**Short exercise**
Search the records below for the word "this" and show every line where it occurs.

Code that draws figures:
- - - - -

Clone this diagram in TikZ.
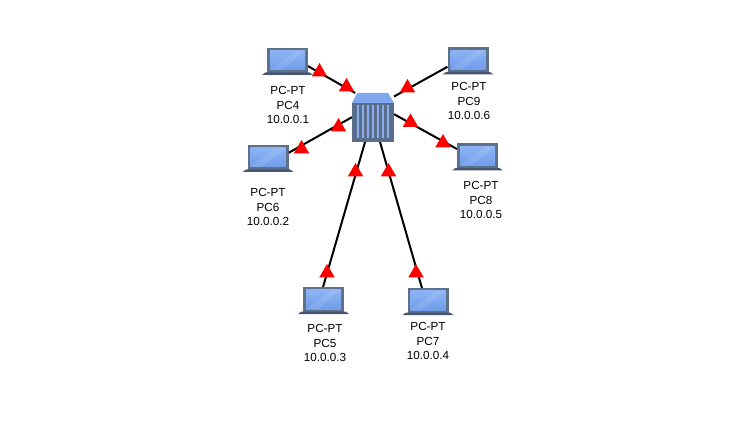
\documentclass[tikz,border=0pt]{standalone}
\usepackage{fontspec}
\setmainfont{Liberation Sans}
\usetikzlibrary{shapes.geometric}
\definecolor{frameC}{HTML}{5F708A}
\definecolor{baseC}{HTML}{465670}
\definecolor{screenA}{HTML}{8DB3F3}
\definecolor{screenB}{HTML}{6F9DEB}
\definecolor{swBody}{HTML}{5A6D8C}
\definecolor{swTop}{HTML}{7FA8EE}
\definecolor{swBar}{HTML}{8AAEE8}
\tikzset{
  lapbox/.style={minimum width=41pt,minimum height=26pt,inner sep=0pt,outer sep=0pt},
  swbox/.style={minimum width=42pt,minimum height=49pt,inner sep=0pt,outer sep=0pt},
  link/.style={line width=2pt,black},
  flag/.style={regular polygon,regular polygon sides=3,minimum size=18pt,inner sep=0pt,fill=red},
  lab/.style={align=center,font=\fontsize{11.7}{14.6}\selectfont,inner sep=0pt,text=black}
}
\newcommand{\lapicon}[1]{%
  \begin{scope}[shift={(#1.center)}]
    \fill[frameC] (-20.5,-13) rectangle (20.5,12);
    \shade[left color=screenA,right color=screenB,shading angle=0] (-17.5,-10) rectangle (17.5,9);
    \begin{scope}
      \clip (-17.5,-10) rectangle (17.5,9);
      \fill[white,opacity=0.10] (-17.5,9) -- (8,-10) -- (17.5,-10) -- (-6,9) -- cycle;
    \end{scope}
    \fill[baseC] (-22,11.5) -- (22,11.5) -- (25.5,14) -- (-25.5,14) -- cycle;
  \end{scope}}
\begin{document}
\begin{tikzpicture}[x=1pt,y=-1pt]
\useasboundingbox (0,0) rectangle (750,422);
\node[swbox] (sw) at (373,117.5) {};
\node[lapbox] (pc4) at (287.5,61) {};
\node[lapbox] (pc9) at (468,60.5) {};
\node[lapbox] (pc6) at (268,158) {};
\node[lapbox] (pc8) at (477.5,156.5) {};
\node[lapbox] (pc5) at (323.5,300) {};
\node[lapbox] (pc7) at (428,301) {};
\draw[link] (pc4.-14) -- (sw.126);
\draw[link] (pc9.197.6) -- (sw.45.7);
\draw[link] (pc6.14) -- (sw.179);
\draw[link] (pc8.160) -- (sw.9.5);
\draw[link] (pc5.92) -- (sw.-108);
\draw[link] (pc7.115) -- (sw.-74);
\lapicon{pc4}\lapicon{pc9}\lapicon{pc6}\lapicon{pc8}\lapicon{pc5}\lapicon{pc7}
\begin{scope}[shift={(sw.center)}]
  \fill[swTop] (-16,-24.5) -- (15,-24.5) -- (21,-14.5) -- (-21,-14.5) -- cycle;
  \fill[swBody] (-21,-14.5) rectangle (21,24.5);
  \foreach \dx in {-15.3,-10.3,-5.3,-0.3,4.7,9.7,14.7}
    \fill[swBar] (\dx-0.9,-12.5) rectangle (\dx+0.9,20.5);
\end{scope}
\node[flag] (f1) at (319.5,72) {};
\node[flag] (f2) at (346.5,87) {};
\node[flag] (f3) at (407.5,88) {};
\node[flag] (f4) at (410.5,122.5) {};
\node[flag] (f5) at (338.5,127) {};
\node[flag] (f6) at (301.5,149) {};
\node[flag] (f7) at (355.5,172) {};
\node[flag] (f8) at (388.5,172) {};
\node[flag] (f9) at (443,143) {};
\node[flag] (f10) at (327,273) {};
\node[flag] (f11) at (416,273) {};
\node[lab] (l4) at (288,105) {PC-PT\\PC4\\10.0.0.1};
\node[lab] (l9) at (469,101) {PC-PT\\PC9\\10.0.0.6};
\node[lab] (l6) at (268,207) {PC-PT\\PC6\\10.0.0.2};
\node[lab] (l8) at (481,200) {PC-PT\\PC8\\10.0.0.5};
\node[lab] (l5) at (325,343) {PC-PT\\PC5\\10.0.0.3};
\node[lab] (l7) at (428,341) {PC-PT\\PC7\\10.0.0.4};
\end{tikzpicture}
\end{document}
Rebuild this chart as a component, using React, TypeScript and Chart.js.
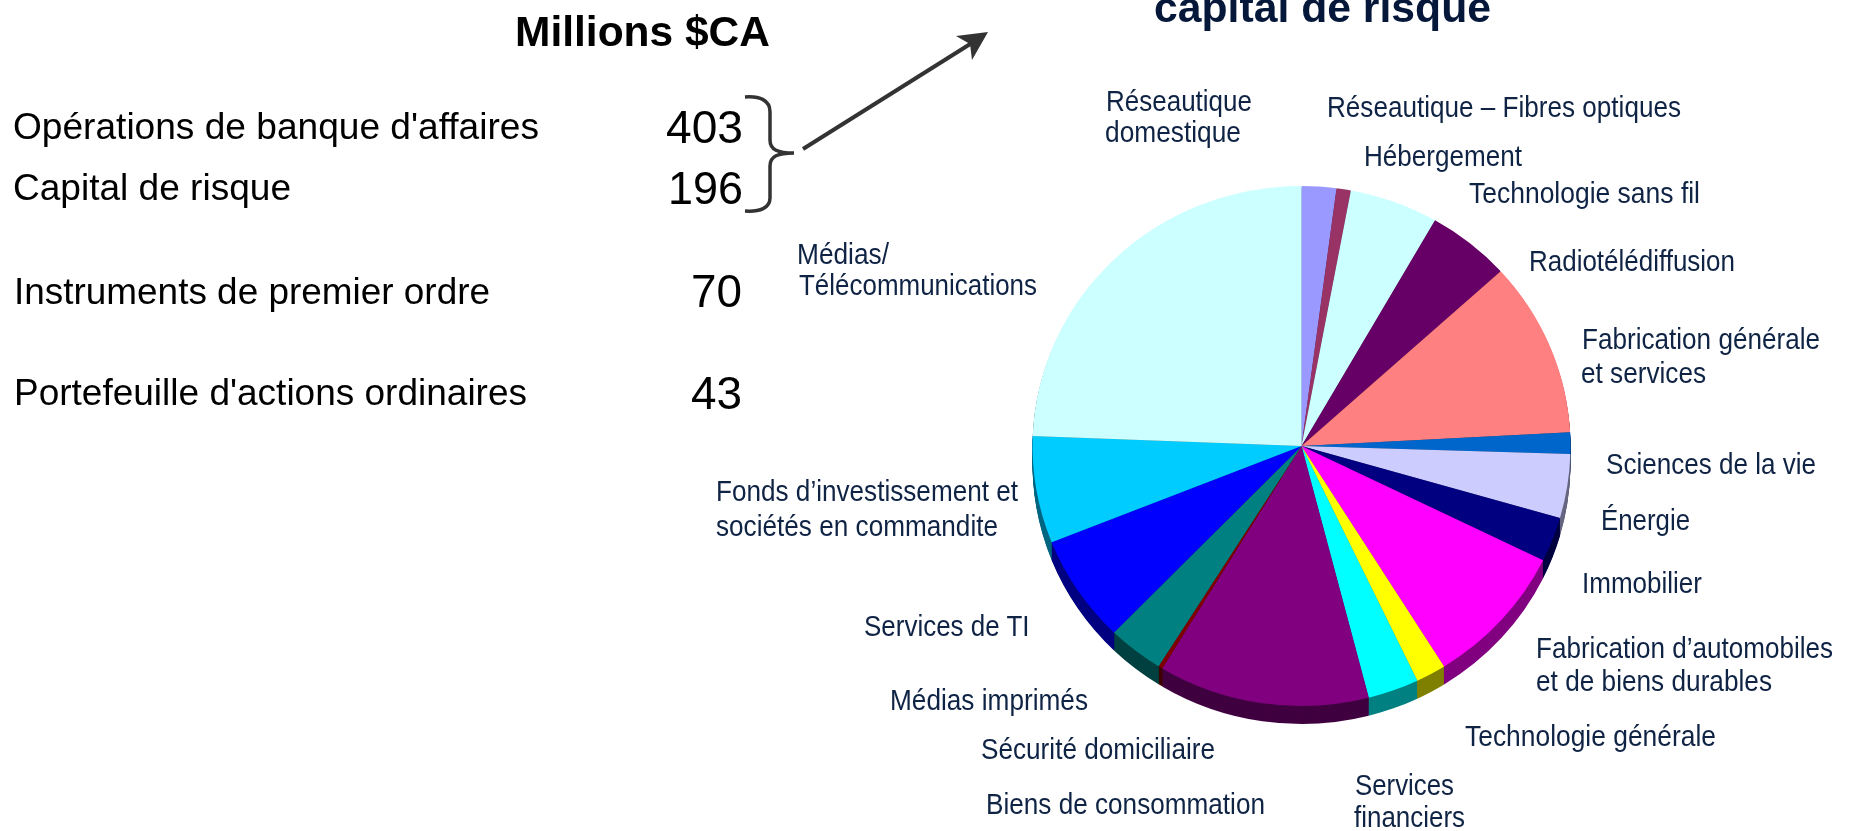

- - - - -

**Answer for the task**
Clone this diagram in TikZ.
Rebuild this chart as a component, using React, TypeScript and Chart.js.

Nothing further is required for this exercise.